When the rivers are swollen in the low lands, the arms of the canoemen have not power to propel their vessels against the current. Trade, for half the year, stands still; human strength is not equal to the requirements of the trade that is carried on.

There are supposed to be at least ten thousand silver and gold mines abandoned in this country; one-third may have been exhausted, and the remainder have been left because the miners struck below the water-line.

Respectfully taking off our hats to the gigantic Andes, we push on in our little canoe. As the men dip their paddles in the water we glide rapidly along with the current of Coni creek. After being tossed up and down on the mountains for a year, the change is enlivening. We feel this water-carriage is put in motion by the All Powerful, in whom we have placed our trust and confidence in a long journey through the wilderness towards our homes.

The Indians suddenly began to work hard at their paddles; the fine-looking old captain talked to the crew sharply, and we went dashing over rapids at a most furious rate; the waters roared against the great trunks of trees that stuck up in the shape of snags; the logs were in constant motion, like sawyers; the channel was narrow; one little mistake of the pilot would have dashed us sideways among the snags, and our canoe must have rolled under. Every man's eyes seemed, for the moment, half a size larger, for the reduced crew of the heavy and long canoe had to exert themselves to the utmost of their strength to manage and keep her clear of danger.

Our cargo was bulky—cakes of salt brought her down so deep in the water that she moved sluggishly. Richards, seated on the baggage in front, guarded Mamoré, who was unaccustomed to the water, and it was with difficulty he could be kept from jumping overboard.

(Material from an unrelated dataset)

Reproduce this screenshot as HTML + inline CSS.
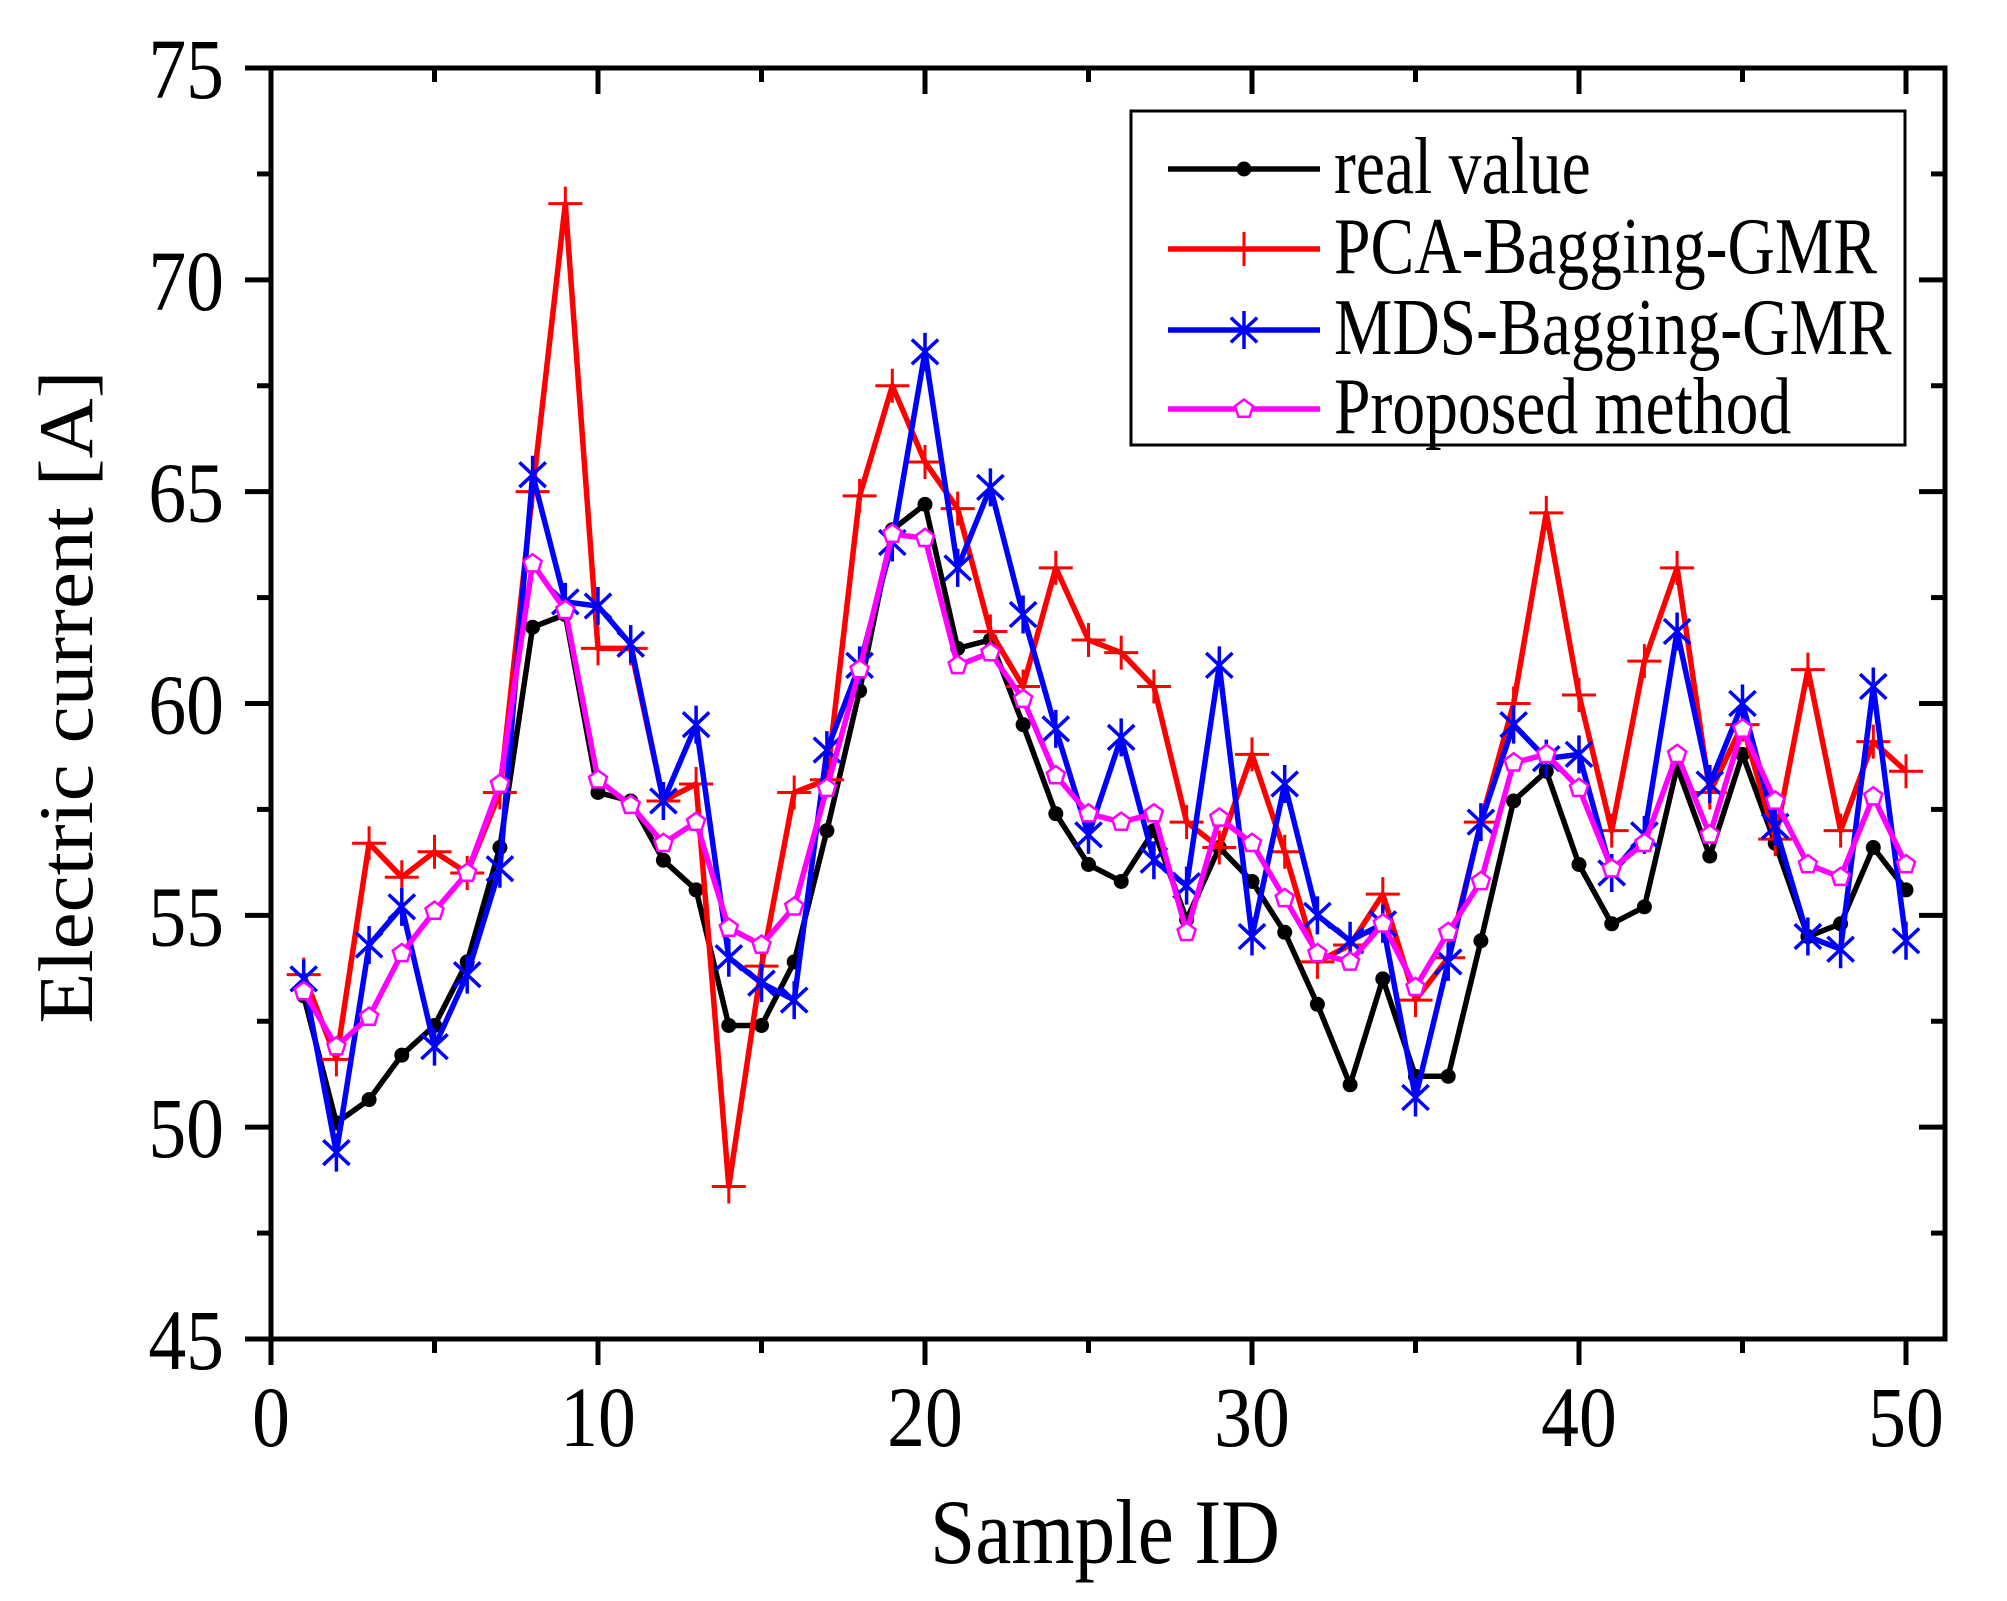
<!DOCTYPE html>
<html><head><meta charset="utf-8"><style>
html,body{margin:0;padding:0;background:#fff;}
svg{display:block;}
text{font-family:"Liberation Serif","Times New Roman",serif;fill:#000;}
</style></head><body>
<svg id="chart" width="2007" height="1601" viewBox="0 0 2007 1601" xmlns="http://www.w3.org/2000/svg">
<g id="axes"></g>
<g id="series"></g>
<g id="legend"></g>
</svg>
<script>
const sampleIds = [];
for (let i = 1; i <= 50; i++) sampleIds.push(i);
const realValue = [53.1,50.1,50.65,51.7,52.4,53.9,56.6,61.8,62.1,57.9,57.7,56.3,55.6,52.4,52.4,53.9,57.0,60.3,64.1,64.7,61.3,61.5,59.5,57.4,56.2,55.8,57.0,54.9,56.6,55.8,54.6,52.9,51.0,53.5,51.2,51.2,54.4,57.7,58.4,56.2,54.8,55.2,58.5,56.4,58.8,56.7,54.5,54.8,56.6,55.6];
const pcaValues = [53.6,51.6,56.7,55.9,56.5,56.0,57.9,65.0,71.8,61.3,61.3,57.7,58.1,48.6,53.8,57.9,58.2,64.9,67.5,65.7,64.6,61.7,60.4,63.2,61.5,61.2,60.4,57.2,56.6,58.8,56.5,53.9,54.3,55.5,53.0,54.0,57.2,60.0,64.5,60.2,57.0,61.0,63.2,57.9,59.5,56.8,60.8,57.0,59.1,58.4];
const mdsValues = [53.5,49.4,54.3,55.2,51.9,53.6,56.1,65.4,62.4,62.3,61.4,57.7,59.5,54.0,53.4,53.0,58.9,60.9,63.8,68.3,63.2,65.1,62.1,59.4,56.9,59.2,56.3,55.7,60.9,54.5,58.1,55.0,54.4,54.8,50.7,53.9,57.2,59.5,58.7,58.8,56.0,56.9,61.7,58.1,60.0,57.1,54.5,54.2,60.4,54.4];
const proposedValues = [53.2,51.9,52.6,54.1,55.1,56.0,58.1,63.3,62.2,58.2,57.6,56.7,57.2,54.7,54.3,55.2,58.0,60.8,64.0,63.9,60.9,61.2,60.1,58.3,57.4,57.2,57.4,54.6,57.3,56.7,55.4,54.1,53.9,54.8,53.3,54.6,55.8,58.6,58.8,58.0,56.1,56.7,58.8,56.9,59.4,57.7,56.2,55.9,57.8,56.2];
const xTicks = [0,10,20,30,40,50];
const yTicks = [45,50,55,60,65,70,75];
const seriesNames = ["real value","PCA-Bagging-GMR","MDS-Bagging-GMR","Proposed method"];

const NS = "http://www.w3.org/2000/svg";
const L = 271, R = 1945, T = 68, B = 1339;
const xMin = 0, xMax = (R - L) / 32.7, yMin = 45, yMax = 75;
const xs = v => L + (v - xMin) / (xMax - xMin) * (R - L);
const ys = v => B - (v - yMin) / (yMax - yMin) * (B - T);

function mk(tag, attrs, parent) {
  const e = document.createElementNS(NS, tag);
  for (const k in attrs) e.setAttribute(k, attrs[k]);
  parent.appendChild(e);
  return e;
}
function txt(parent, x, y, s, size, anchor, sx) {
  const t = mk('text', {x: 0, y: 0, 'font-size': size, 'text-anchor': anchor,
    transform: `translate(${x},${y}) scale(${sx},1)`}, parent);
  t.textContent = s;
  return t;
}
const axes = document.getElementById('axes');
const series = document.getElementById('series');
const legend = document.getElementById('legend');

const frame = mk('rect', {x: L, y: T, width: R - L, height: B - T, fill: 'none', stroke: '#000', 'stroke-width': 5}, axes);



for (let v = 0; v <= xMax; v += 5) {
  const major = v % 10 === 0;
  const len = major ? 26 : 14;
  const x = xs(v);
  const tb = mk('line', {x1: x, y1: B, x2: x, y2: B + len, stroke: '#000', 'stroke-width': 5}, axes);
  
  
  const tt = mk('line', {x1: x, y1: T, x2: x, y2: T + len, stroke: '#000', 'stroke-width': 5}, axes);
  
  
}
xTicks.forEach(v => {
  const t = txt(axes, xs(v), 1446, String(v), 86, 'middle', 0.88);
  
  
});
for (let v = yMin; v <= yMax; v += 2.5) {
  const major = v % 5 === 0;
  const len = major ? 26 : 14;
  const y = ys(v);
  const tl = mk('line', {x1: L - len, y1: y, x2: L, y2: y, stroke: '#000', 'stroke-width': 5}, axes);
  
  
  const tr = mk('line', {x1: R - len, y1: y, x2: R, y2: y, stroke: '#000', 'stroke-width': 5}, axes);
  
  
}
yTicks.forEach(v => {
  const t = txt(axes, 224, ys(v) + 30, String(v), 86, 'end', 0.88);
  
  
});
const xt = mk('text', {x: 1105, y: 1563, 'font-size': 92, 'text-anchor': 'middle', textLength: 350, lengthAdjust: 'spacingAndGlyphs'}, axes);
xt.textContent = 'Sample ID';


const yt = mk('text', {x: 0, y: 0, 'font-size': 88, 'text-anchor': 'middle', textLength: 653, lengthAdjust: 'spacingAndGlyphs',
  transform: 'translate(92,697) rotate(-90) scale(1,0.88)'}, axes);
yt.textContent = 'Electric current [A]';



function marker(parent, kind, x, y, color) {
  let e;
  if (kind === 'dot') {
    e = mk('circle', {cx: x, cy: y, r: 7.5, fill: color}, parent);
  } else if (kind === 'plus') {
    e = mk('path', {d: `M${x-17},${y}H${x+17}M${x},${y-17}V${y+17}`, stroke: color, 'stroke-width': 3, fill: 'none'}, parent);
  } else if (kind === 'star') {
    const r = 19, a = r * 0.866, b = r * 0.5;
    e = mk('path', {d: `M${x},${y-r}V${y+r}M${x-a*0.8},${y-b*1.3}L${x+a*0.8},${y+b*1.3}M${x-a*0.8},${y+b*1.3}L${x+a*0.8},${y-b*1.3}`, stroke: color, 'stroke-width': 3.5, fill: 'none'}, parent);
  } else {
    const pts = [];
    for (let k = 0; k < 5; k++) {
      const ang = -Math.PI / 2 + k * 2 * Math.PI / 5;
      pts.push((x + 9.5 * Math.cos(ang)).toFixed(1) + ',' + (y + 9.5 * Math.sin(ang)).toFixed(1));
    }
    e = mk('polygon', {points: pts.join(' '), fill: '#fff', stroke: color, 'stroke-width': 2.5}, parent);
  }
  return e;
}
const seriesDefs = [
  {vals: realValue, color: '#000000', kind: 'dot', name: 'real-value'},
  {vals: pcaValues, color: '#ff0000', kind: 'plus', name: 'pca-bagging-gmr'},
  {vals: mdsValues, color: '#0000ff', kind: 'star', name: 'mds-bagging-gmr'},
  {vals: proposedValues, color: '#ff00ff', kind: 'pent', name: 'proposed-method'}
];
seriesDefs.forEach(s => {
  const g = mk('g', {}, series);
  
  
  const d = s.vals.map((v, i) => (i ? 'L' : 'M') + xs(sampleIds[i]).toFixed(1) + ',' + ys(v).toFixed(1)).join('');
  const p = mk('path', {d: d, fill: 'none', stroke: s.color, 'stroke-width': 5.5, 'stroke-linejoin': 'round'}, g);
  
  
  s.vals.forEach((v, i) => {
    const m = marker(g, s.kind, xs(sampleIds[i]), ys(v), s.color);
    
    
  });
});

const lb = mk('rect', {x: 1131, y: 111, width: 774, height: 334, fill: '#fff', stroke: '#000', 'stroke-width': 3}, legend);


const rowY = [169, 249, 330, 409];
seriesDefs.forEach((s, i) => {
  const g = mk('g', {}, legend);
  
  
  const y = rowY[i];
  mk('line', {x1: 1168, y1: y, x2: 1320, y2: y, stroke: s.color, 'stroke-width': 5.5}, g);
  marker(g, s.kind, 1244, y, s.color);
  const t = txt(g, 1334, y + 24, seriesNames[i], 80, 'start', 0.82);
  
  
});
</script>
</body></html>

Coni creek is not navigable for a steamboat; the lands on both sides are flat and thickly wooded with a rich growth of bamboo; these lands are all overflowed in the wet season, and therefore are uninhabitable. Temperature of water, 74°. We saw a small lion or puma on the bank, besides a number of wild turkeys, and shot a wild goose. The banks break down perpendicularly with rich black surface soil one foot and a half thick.

Our canoe was soon launched into the waters of the river Chaparé, one hundred yards wide, and where we entered it twelve feet deep; we have scarcely lost sight of the Andes. The canoe was stopped that we might repeat the soundings; as we descended the soundings increased to two and a half fathoms upon a current of one and five-tenths of a mile per hour. The muddy stream wound its way through the forest trees and thick cane-brakes like a great slow-moving serpent. We find, at the foot of the most lofty mountains, that the lands on both sides of this navigable river are semi-annually deluged; that the rise of the waters in the wet season is about thirty feet, and by the marks on the trunks of the trees, the appearance of the undergrowth, with the information gained from the creoles and confirmed by the Indians, the banks are overflowed about two feet deep. In the rainy season, the bottom of the Madeira Plate would have been found covered with water, so that we might navigate over the land in a canoe drawing less than two feet; our canoe draws but six inches when fully loaded.

The forest trees here are not so large as higher up the country, nor is vegetation heaped up in such luxuriance as we saw it on our way down through the boisterous region. The climate is more mild and gentle in its action. As night comes on, thunder roars and lightning flashes above us towards the southwest among the mountains, while here the sky is clear, and winds gently blow from the northwest. The winds strike heavily against the great elevated side of the earth, and the storm there is raging from the southeast.

The sun passes from our view behind dark clouds, and cuts our day short by setting below the great ridge which stand between us and the Pacific. We have watched the mercury in our thermometer as it fell by the application of boiling water in ascending those mountains from the great western ocean, and saw its indisposition to rise or to fall as we travelled along on the table lands of the Titicaca basin. As we descend on this side it gradually ran up again, until now we have arrived on a level. The observation of yesterday was the same as that of to-day, at our journey's end.

Turning to the table of observations, in Lima, 22d April, 1851, at 3 p. m., boiling point, 209, 250; temperature of air, 77°. Here on the Chaparé river, May 27, 1852, at 9.30 a. m., boiling point, 209, 500; temperature of air, 75°. These show how near the bottom of the Madeira Plate is on a level with the ocean. They tell us we are below Lima; but Lima, according to our barometrical measurement, was 493 feet above sea level. On the river we are 28 feet below the general level of this part of the Madeira Plate.